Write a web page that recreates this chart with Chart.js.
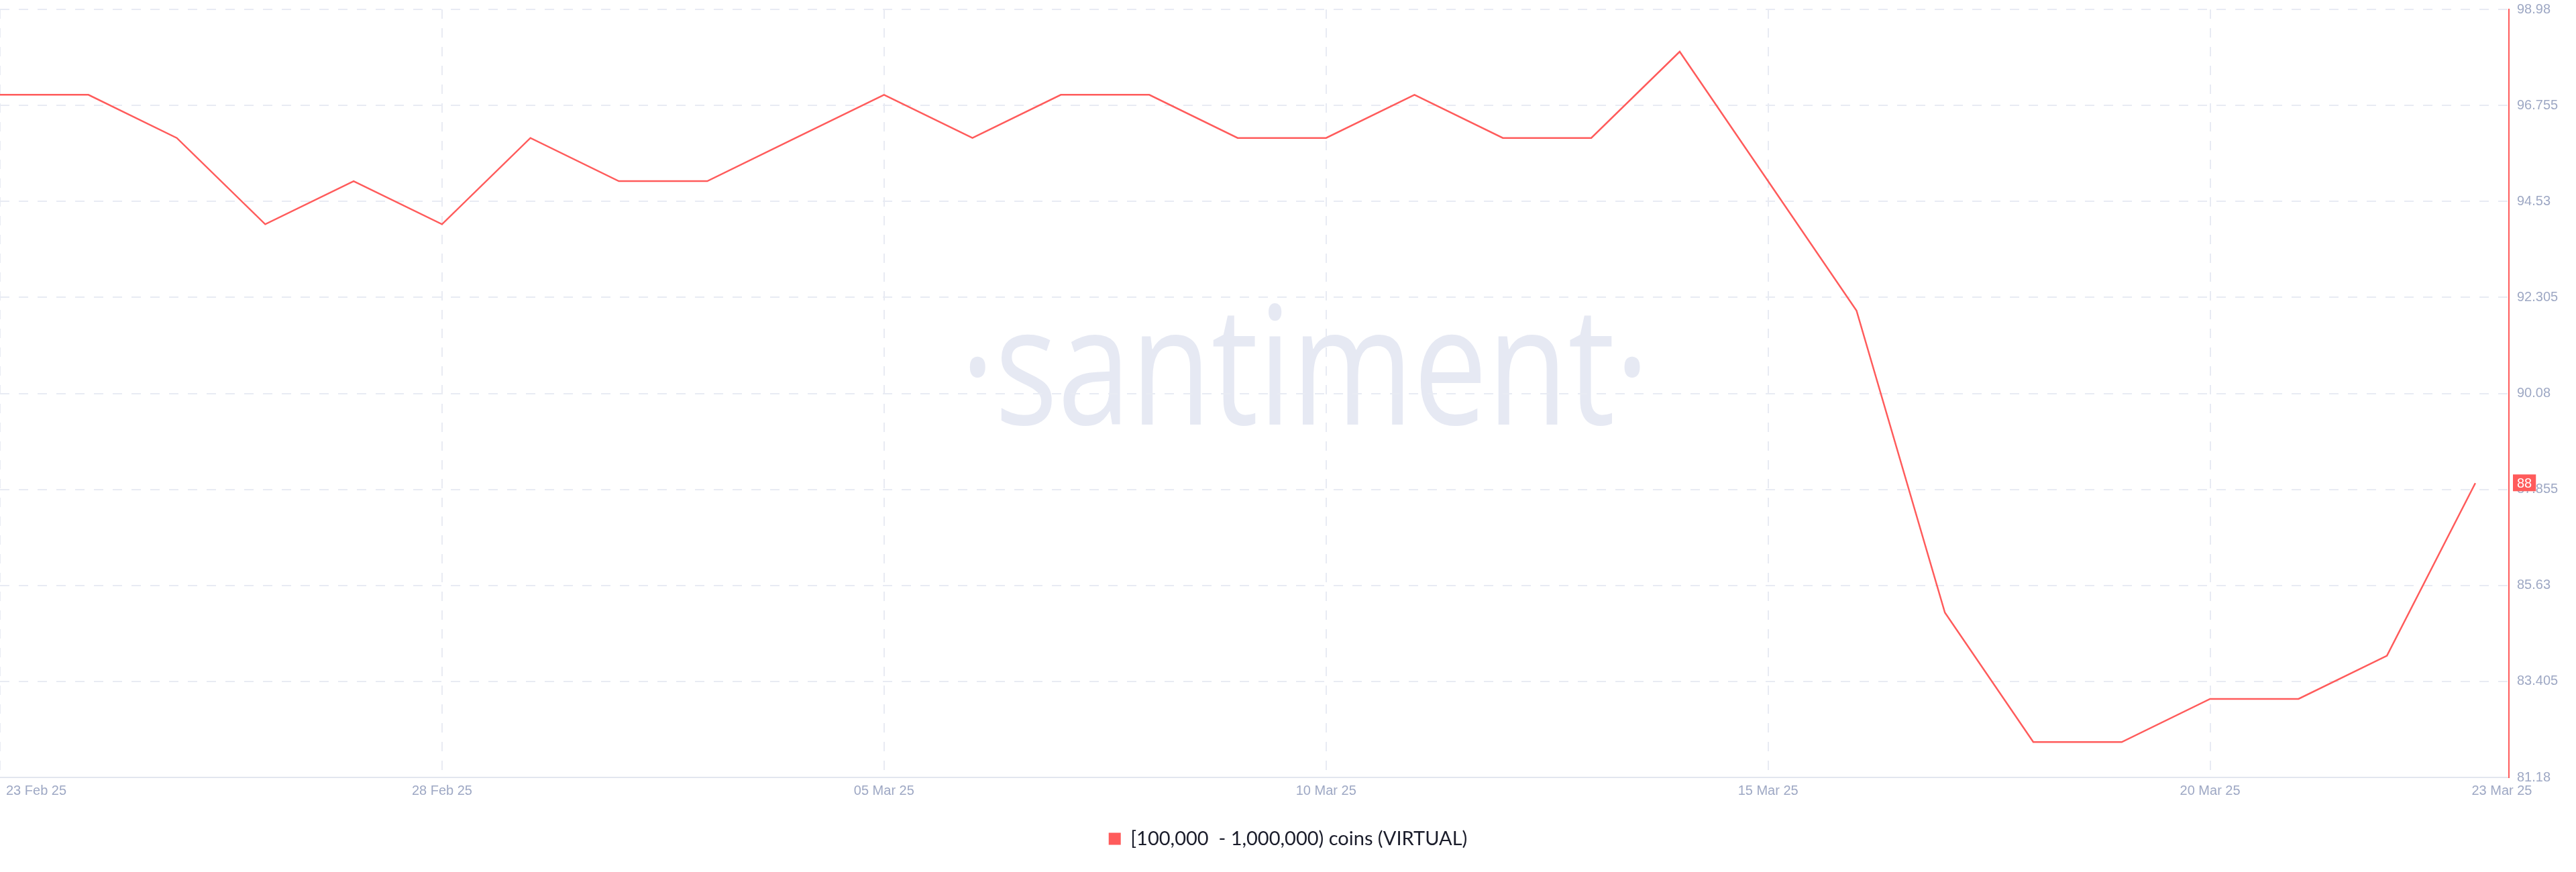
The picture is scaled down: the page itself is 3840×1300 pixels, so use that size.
<!DOCTYPE html>
<html>
<head>
<meta charset="utf-8">
<script src="https://cdn.jsdelivr.net/npm/chart.js@4.4.1/dist/chart.umd.min.js"></script>
<style>
html,body{margin:0;padding:0;background:#ffffff;}
#wrap{position:relative;width:3840px;height:1300px;}
canvas{display:block;}
</style>
</head>
<body>
<div id="wrap"><canvas id="c" width="3840" height="1300"></canvas></div>
<script>
// ---- data ----
const dates = ['23 Feb 25','24 Feb 25','25 Feb 25','26 Feb 25','27 Feb 25','28 Feb 25',
  '01 Mar 25','02 Mar 25','03 Mar 25','04 Mar 25','05 Mar 25','06 Mar 25','07 Mar 25',
  '08 Mar 25','09 Mar 25','10 Mar 25','11 Mar 25','12 Mar 25','13 Mar 25','14 Mar 25',
  '15 Mar 25','16 Mar 25','17 Mar 25','18 Mar 25','19 Mar 25','20 Mar 25','21 Mar 25',
  '22 Mar 25','23 Mar 25'];
const holders = [97,97,96,94,95,94,96,95,95,96,97,96,97,97,96,96,97,96,96,98,95,92,85,82,82,83,83,84,88];
const seriesLabel = '[100,000  - 1,000,000) coins (VIRTUAL)';
const xTickLabels = ['23 Feb 25','28 Feb 25','05 Mar 25','10 Mar 25','15 Mar 25','20 Mar 25','23 Mar 25'];
const yTickValues = [81.18, 83.405, 85.63, 87.855, 90.08, 92.305, 94.53, 96.755, 98.98];
const yTickLabels = ['81.18','83.405','85.63','87.855','90.08','92.305','94.53','96.755','98.98'];
const watermarkText = '\u00B7santiment\u00B7';

// ---- style ----
const lineColor = '#ff5b5b';
const gridColor = '#e8ebf3';
const tickColor = '#9ea8c4';
const xMaxPad = 0.38;       // extra room after the last day
const firstLabelShift = 0.41;
const lastLabelShift = 0.3;

const points = holders.map((v, i) => ({x: i, y: v}));
const lastIndex = dates.length - 1;

function buildXTicks() {
  const t = [{value: 0, text: '', grid: true}];
  xTickLabels.forEach((lab, k) => {
    const idx = dates.indexOf(lab);
    if (k === 0) t.push({value: idx + firstLabelShift, text: lab, grid: false});
    else if (k === xTickLabels.length - 1) t.push({value: idx + lastLabelShift, text: lab, grid: false});
    else t.push({value: idx, text: lab, grid: true});
  });
  return t;
}

const watermarkPlugin = {
  id: 'watermark',
  beforeDraw(chart) {
    const ctx = chart.ctx;
    ctx.save();
    ctx.font = '400 245px "Open Sans"';
    const m = ctx.measureText(watermarkText);
    const ink = m.actualBoundingBoxLeft + m.actualBoundingBoxRight;
    const sx = 1000 / ink;
    ctx.translate(1445, 633);
    ctx.scale(sx, 1);
    ctx.fillStyle = '#e6e9f3';
    ctx.textAlign = 'left';
    ctx.textBaseline = 'alphabetic';
    ctx.fillText(watermarkText, m.actualBoundingBoxLeft, 0);
    ctx.restore();
  }
};

const badgePlugin = {
  id: 'lastBadge',
  afterDraw(chart) {
    const ctx = chart.ctx;
    const ys = chart.scales.y;
    const area = chart.chartArea;
    const v = holders[lastIndex];
    const y = ys.getPixelForValue(v);
    ctx.save();
    ctx.font = '20px "Liberation Sans", Arial, sans-serif';
    const txt = String(v);
    const w = ctx.measureText(txt).width + 12;
    ctx.fillStyle = lineColor;
    ctx.fillRect(area.right + 6, y - 13, w, 25);
    ctx.fillStyle = '#ffffff';
    ctx.textAlign = 'center';
    ctx.textBaseline = 'middle';
    ctx.fillText(txt, area.right + 6 + w / 2, y + 1);
    ctx.restore();
  }
};

new Chart(document.getElementById('c'), {
  type: 'line',
  data: {
    datasets: [{
      label: seriesLabel,
      data: points,
      borderColor: lineColor,
      backgroundColor: lineColor,
      borderWidth: 2.5,
      pointRadius: 0,
      tension: 0,
      fill: false
    }]
  },
  options: {
    responsive: false,
    animation: false,
    devicePixelRatio: 1,
    layout: {padding: {top: 14, bottom: 25, left: 0, right: 0}},
    scales: {
      x: {
        type: 'linear',
        min: 0,
        max: lastIndex + xMaxPad,
        afterBuildTicks: (scale) => { scale.ticks = buildXTicks(); },
        afterFit: (scale) => { scale.height = 40; scale.paddingLeft = 0; scale.paddingRight = 0; },
        ticks: {
          autoSkip: false,
          maxRotation: 0,
          padding: 8,
          color: tickColor,
          font: {family: '"Liberation Sans", Arial, sans-serif', size: 20},
          callback: (v, i, ticks) => ticks[i].text
        },
        grid: {
          drawTicks: false,
          lineWidth: 2,
          color: (c) => (c.tick && c.tick.grid) ? gridColor : 'rgba(0,0,0,0)'
        },
        border: {display: true, color: '#e2e6ef', width: 2, dash: [14, 14]}
      },
      y: {
        position: 'right',
        min: yTickValues[0],
        max: yTickValues[yTickValues.length - 1],
        afterBuildTicks: (scale) => { scale.ticks = yTickValues.map(v => ({value: v})); },
        afterFit: (scale) => { scale.width = 100; scale.paddingTop = 0; scale.paddingBottom = 0; },
        ticks: {
          padding: 12,
          crossAlign: 'near',
          color: tickColor,
          font: {family: '"Liberation Sans", Arial, sans-serif', size: 20},
          callback: (v, i) => yTickLabels[i]
        },
        grid: {drawTicks: false, lineWidth: 2, color: gridColor},
        border: {display: true, color: lineColor, width: 2, dash: [14, 14]}
      }
    },
    plugins: {
      legend: {
        display: true,
        position: 'bottom',
        labels: {
          boxWidth: 18,
          boxHeight: 18,
          padding: 37,
          color: '#1b1d2b',
          font: {family: 'Lato, "Noto Sans", sans-serif', size: 29},
          generateLabels: (chart) => [{
            text: seriesLabel,
            fillStyle: lineColor,
            strokeStyle: lineColor,
            lineWidth: 0,
            hidden: false,
            datasetIndex: 0,
            fontColor: '#1b1d2b'
          }]
        }
      },
      tooltip: {enabled: false}
    }
  },
  plugins: [watermarkPlugin, badgePlugin]
});
</script>
</body>
</html>
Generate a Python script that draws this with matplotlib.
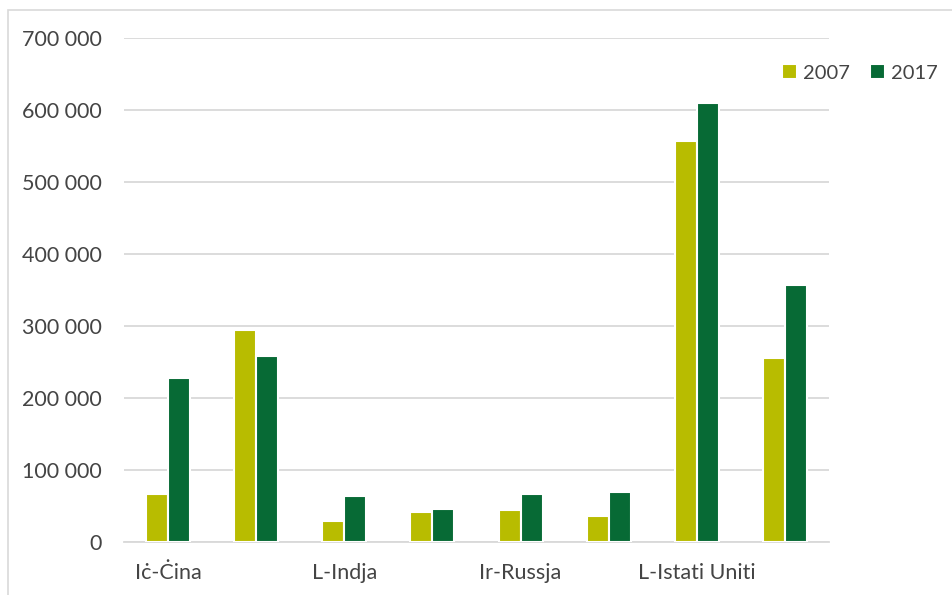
import matplotlib.pyplot as plt
import numpy as np
from matplotlib.patches import Rectangle
from matplotlib.ticker import FuncFormatter, MultipleLocator

plt.rcParams["font.family"] = ["Lato", "DejaVu Sans"]

labels = ["Iċ-Ċina", "", "L-Indja", "", "Ir-Russja", "", "L-Istati Uniti", ""]
years = ["2007", "2017"]
v2007 = [67000, 294000, 28700, 42100, 44900, 36500, 557000, 255400]
v2017 = [227200, 257800, 64300, 45400, 67000, 69800, 609400, 356700]
colors = ["#b8bc00", "#076a35"]

text_color = "#444444"
grid_color = "#d9d9d9"

fig = plt.figure(figsize=(9.52, 5.95), dpi=100)
ax = fig.add_axes([124 / 952, 1 - 542 / 595, 705 / 952, (542 - 37.7) / 595])

x = np.arange(len(labels))
w = 0.25
ax.bar(x - w / 2, v2007, w, color=colors[0], edgecolor="white", linewidth=1.5, label=years[0], zorder=3)
ax.bar(x + w / 2, v2017, w, color=colors[1], edgecolor="white", linewidth=1.5, label=years[1], zorder=3)

ax.set_xlim(-0.5, len(labels) - 0.5)
ax.set_ylim(0, 700000)
ax.yaxis.set_major_locator(MultipleLocator(100000))
ax.yaxis.set_major_formatter(FuncFormatter(lambda v, p: f"{v:,.0f}".replace(",", " ")))
ax.set_xticks(x)
ax.set_xticklabels(labels)

ax.grid(axis="y", color=grid_color, linewidth=1.3, zorder=0)
for s in ["top", "right", "left"]:
    ax.spines[s].set_visible(False)
ax.spines["bottom"].set_color(grid_color)
ax.spines["bottom"].set_linewidth(1.3)
ax.tick_params(axis="both", length=0, labelsize=15.5, colors=text_color)
ax.tick_params(axis="y", pad=16)
ax.tick_params(axis="x", pad=15)

leg = fig.legend(loc="center right", bbox_to_anchor=(1.004, 1 - 73 / 595), ncol=2, frameon=False,
                 fontsize=14.5, handlelength=0.75, handleheight=0.75, handletextpad=0.3,
                 columnspacing=1.0, labelcolor=text_color)

fig.patches.append(Rectangle((8 / 952, -0.1), 1.2, 1.1 - 10 / 595, transform=fig.transFigure,
                             fill=False, edgecolor=grid_color, linewidth=1.2))

fig.savefig("out.png", dpi=100)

-*-*-

_Problem statement_
Word for word, please, restate the lines of the listing from the one holding "Generate a Python" down to the last line, leaving out any pictures.

_The result_
Generate a Python script that draws this with matplotlib.
import matplotlib.pyplot as plt
import numpy as np
from matplotlib.patches import Rectangle
from matplotlib.ticker import FuncFormatter, MultipleLocator

plt.rcParams["font.family"] = ["Lato", "DejaVu Sans"]

labels = ["Iċ-Ċina", "", "L-Indja", "", "Ir-Russja", "", "L-Istati Uniti", ""]
years = ["2007", "2017"]
v2007 = [67000, 294000, 28700, 42100, 44900, 36500, 557000, 255400]
v2017 = [227200, 257800, 64300, 45400, 67000, 69800, 609400, 356700]
colors = ["#b8bc00", "#076a35"]

text_color = "#444444"
grid_color = "#d9d9d9"

fig = plt.figure(figsize=(9.52, 5.95), dpi=100)
ax = fig.add_axes([124 / 952, 1 - 542 / 595, 705 / 952, (542 - 37.7) / 595])

x = np.arange(len(labels))
w = 0.25
ax.bar(x - w / 2, v2007, w, color=colors[0], edgecolor="white", linewidth=1.5, label=years[0], zorder=3)
ax.bar(x + w / 2, v2017, w, color=colors[1], edgecolor="white", linewidth=1.5, label=years[1], zorder=3)

ax.set_xlim(-0.5, len(labels) - 0.5)
ax.set_ylim(0, 700000)
ax.yaxis.set_major_locator(MultipleLocator(100000))
ax.yaxis.set_major_formatter(FuncFormatter(lambda v, p: f"{v:,.0f}".replace(",", " ")))
ax.set_xticks(x)
ax.set_xticklabels(labels)

ax.grid(axis="y", color=grid_color, linewidth=1.3, zorder=0)
for s in ["top", "right", "left"]:
    ax.spines[s].set_visible(False)
ax.spines["bottom"].set_color(grid_color)
ax.spines["bottom"].set_linewidth(1.3)
ax.tick_params(axis="both", length=0, labelsize=15.5, colors=text_color)
ax.tick_params(axis="y", pad=16)
ax.tick_params(axis="x", pad=15)

leg = fig.legend(loc="center right", bbox_to_anchor=(1.004, 1 - 73 / 595), ncol=2, frameon=False,
                 fontsize=14.5, handlelength=0.75, handleheight=0.75, handletextpad=0.3,
                 columnspacing=1.0, labelcolor=text_color)

fig.patches.append(Rectangle((8 / 952, -0.1), 1.2, 1.1 - 10 / 595, transform=fig.transFigure,
                             fill=False, edgecolor=grid_color, linewidth=1.2))

fig.savefig("out.png", dpi=100)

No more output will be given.